Trump's taxes: White House still stonewalling
By BERRY CRAIG
AFT Local 1360
The plutocrat in the White House swears the Republican Robin-Hood-in-Reverse tax bill he egged on and gleefully signed will cost him a ton of money.
"Trump could prove today that he’s telling the truth by releasing his tax returns," challenged Noah Lanard of Mother Jones magazine, "He just chooses not to."
Most reporters are choosing not to ask the president or his press secretary, Sarah Huckabee Sanders, about the returns. Why they don't baffles this old reporter-turned-history-teacher.
Trump's taxes are a big issue, especially in light of the tax bill. "Everything we know about his finances suggests he will actually save tens of millions of dollars in the years to come," Lanard also wrote.
Trump and Sanders are sticking to the same script that was written back on the campaign trail: Sorry, he can't publicize the returns because he's being audited.

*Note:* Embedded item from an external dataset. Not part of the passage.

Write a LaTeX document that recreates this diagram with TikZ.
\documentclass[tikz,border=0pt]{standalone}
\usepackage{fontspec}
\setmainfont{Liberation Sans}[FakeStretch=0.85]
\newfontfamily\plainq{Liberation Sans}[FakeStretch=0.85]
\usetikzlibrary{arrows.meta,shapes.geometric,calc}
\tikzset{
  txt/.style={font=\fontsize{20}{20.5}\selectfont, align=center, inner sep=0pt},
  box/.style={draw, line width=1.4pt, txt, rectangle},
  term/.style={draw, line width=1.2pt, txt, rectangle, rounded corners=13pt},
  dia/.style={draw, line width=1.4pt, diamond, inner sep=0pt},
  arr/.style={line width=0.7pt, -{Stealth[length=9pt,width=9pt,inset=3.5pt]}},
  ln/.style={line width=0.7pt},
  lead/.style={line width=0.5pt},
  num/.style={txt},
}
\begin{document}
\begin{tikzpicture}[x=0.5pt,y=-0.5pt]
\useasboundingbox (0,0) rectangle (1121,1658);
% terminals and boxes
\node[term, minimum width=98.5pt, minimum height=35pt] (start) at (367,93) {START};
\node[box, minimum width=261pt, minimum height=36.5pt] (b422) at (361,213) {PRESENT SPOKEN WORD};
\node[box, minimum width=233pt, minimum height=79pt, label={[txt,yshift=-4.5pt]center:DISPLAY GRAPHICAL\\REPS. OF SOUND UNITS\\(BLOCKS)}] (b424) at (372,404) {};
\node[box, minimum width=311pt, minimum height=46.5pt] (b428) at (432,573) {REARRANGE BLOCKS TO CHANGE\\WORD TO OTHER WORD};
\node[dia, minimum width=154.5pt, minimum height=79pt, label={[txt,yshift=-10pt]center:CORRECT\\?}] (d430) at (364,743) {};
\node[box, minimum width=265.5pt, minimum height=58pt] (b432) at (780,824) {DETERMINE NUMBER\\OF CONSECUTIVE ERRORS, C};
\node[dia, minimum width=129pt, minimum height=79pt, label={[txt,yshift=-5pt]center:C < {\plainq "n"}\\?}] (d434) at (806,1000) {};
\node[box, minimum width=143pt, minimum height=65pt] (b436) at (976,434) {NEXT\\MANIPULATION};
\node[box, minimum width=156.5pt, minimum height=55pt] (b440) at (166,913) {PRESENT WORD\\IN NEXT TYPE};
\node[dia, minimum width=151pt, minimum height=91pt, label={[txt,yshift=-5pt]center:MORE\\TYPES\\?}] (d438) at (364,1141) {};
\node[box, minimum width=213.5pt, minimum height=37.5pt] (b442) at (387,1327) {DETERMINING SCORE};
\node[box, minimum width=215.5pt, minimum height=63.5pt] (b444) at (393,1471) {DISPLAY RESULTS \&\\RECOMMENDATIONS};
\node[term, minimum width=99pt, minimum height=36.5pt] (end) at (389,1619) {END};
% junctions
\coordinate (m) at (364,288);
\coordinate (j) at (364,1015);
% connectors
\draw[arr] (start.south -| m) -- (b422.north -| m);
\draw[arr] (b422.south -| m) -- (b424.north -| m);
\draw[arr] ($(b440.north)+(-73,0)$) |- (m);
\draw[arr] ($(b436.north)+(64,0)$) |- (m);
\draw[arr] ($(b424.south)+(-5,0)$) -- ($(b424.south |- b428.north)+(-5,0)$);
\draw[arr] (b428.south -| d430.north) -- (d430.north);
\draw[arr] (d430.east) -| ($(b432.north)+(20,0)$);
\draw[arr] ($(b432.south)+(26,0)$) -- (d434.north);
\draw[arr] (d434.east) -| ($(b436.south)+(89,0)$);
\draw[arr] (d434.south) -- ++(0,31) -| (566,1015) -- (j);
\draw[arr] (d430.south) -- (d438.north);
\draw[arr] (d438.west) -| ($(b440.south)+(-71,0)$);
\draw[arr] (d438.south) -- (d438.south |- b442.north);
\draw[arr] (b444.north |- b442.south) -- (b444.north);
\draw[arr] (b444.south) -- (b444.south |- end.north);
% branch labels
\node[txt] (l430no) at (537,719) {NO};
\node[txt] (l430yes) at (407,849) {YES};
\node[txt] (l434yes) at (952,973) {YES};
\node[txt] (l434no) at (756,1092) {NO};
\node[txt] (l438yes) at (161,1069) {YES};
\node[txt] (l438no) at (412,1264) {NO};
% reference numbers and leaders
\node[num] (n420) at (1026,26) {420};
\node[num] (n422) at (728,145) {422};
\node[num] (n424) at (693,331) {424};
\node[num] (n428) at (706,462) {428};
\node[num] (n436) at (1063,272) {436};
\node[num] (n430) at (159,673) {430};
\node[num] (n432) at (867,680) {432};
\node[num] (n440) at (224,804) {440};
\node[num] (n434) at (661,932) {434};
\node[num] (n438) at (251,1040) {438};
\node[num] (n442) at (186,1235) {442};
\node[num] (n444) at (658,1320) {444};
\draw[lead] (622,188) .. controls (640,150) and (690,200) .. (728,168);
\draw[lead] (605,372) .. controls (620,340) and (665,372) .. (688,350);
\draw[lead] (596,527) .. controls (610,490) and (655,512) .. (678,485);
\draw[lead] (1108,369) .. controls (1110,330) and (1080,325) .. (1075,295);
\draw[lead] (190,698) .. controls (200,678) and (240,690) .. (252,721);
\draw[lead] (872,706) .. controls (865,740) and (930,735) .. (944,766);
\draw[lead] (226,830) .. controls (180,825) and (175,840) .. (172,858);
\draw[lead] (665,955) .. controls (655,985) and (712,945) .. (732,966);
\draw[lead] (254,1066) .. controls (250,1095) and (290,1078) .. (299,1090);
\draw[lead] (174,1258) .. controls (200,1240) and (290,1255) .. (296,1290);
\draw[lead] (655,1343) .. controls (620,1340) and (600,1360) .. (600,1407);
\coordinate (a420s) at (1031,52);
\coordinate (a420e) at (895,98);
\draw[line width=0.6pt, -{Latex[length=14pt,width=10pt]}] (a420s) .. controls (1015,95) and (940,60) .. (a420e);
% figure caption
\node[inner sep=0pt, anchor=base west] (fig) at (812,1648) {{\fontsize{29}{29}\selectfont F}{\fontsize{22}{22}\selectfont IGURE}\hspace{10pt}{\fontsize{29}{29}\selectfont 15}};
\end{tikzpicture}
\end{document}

Reporters have pointed out that even if the IRS was poring over the returns, Trump could release them. Trump and Sanders are sticking to the stonewalling and mum's the word from most reporters about the president's undisclosed tax returns.
Even so, "the tax return issue hasn't been completely forgotten," said veteran Kentucky journalist Bill Straub, who writes a political column for KentuckyForward.com and NKYTribune.com.
Straub is a former Washington correspondent for the Kentucky Post and Cincinnati Post and a White House and political correspondent for Scripps Howard News Service. He cited MJ's David Corn. He "notes daily via twitter 'Today would be a good day for President Trump to release his tax returns,'" said Straub, a member of the Kentucky Journalism Hall of Fame.
Straub conceded that a reporter could grow gray and long-in-the-tooth waiting on the White House to release the president's returns. "Which," he said, "is one reason the issue is only rarely raised. Regardless of pressure, Trump has made it clear he will not release any of his tax returns."
Straub said knocking out a news piece about Trump's refusal to release his returns "is like writing a story saying the sun is going to rise in the east this morning. The fact by itself is going to add nothing to the debate."
Straub said that rather than flat-out querying Trump or Sanders about the returns, some reporters have adopted an indirect approach.
"For instance there have been a number of stories printed over the past months about the number of lies this president tells. As we used to say in Kentucky, he'd rather climb up a tree and tell a lie than stand on the ground and tell the truth. When the lying issue is raised, reports regarding his tax returns leach into the narrative."
Straub said the tax legislation itself has resurrected the tax returns as a news story.
"The Republicans have inserted a provision into their godawful tax cut bill to benefit real estate developers by allowing them to take advantage of a new tax break that’s planned for partnerships, limited liability companies and other so-called 'pass-through' businesses. It could earn Trump millions and editorialists are citing it as an example of why the president should release his tax returns."
Still, Straub argued that the main reason the president's taxes "is no longer an A-list issue is Trump's propensity for flooding the zone. He is involved in so many incredible, outrageous things that an old story, like tax returns, gets buried by the new.
"When you're writing about tax cuts, Russian intervention in the election, speculation that he will fire Mueller, the nomination of incredibly unqualified judges, essentially calling Sen. Kristen Gillibrand a whore, moving the Israeli embassy to Jerusalem, indicating that he considers the FBI corrupt, well, tax returns seem so 2016. It's a credible issue, of course, but it's buried by a tsunami of outrage."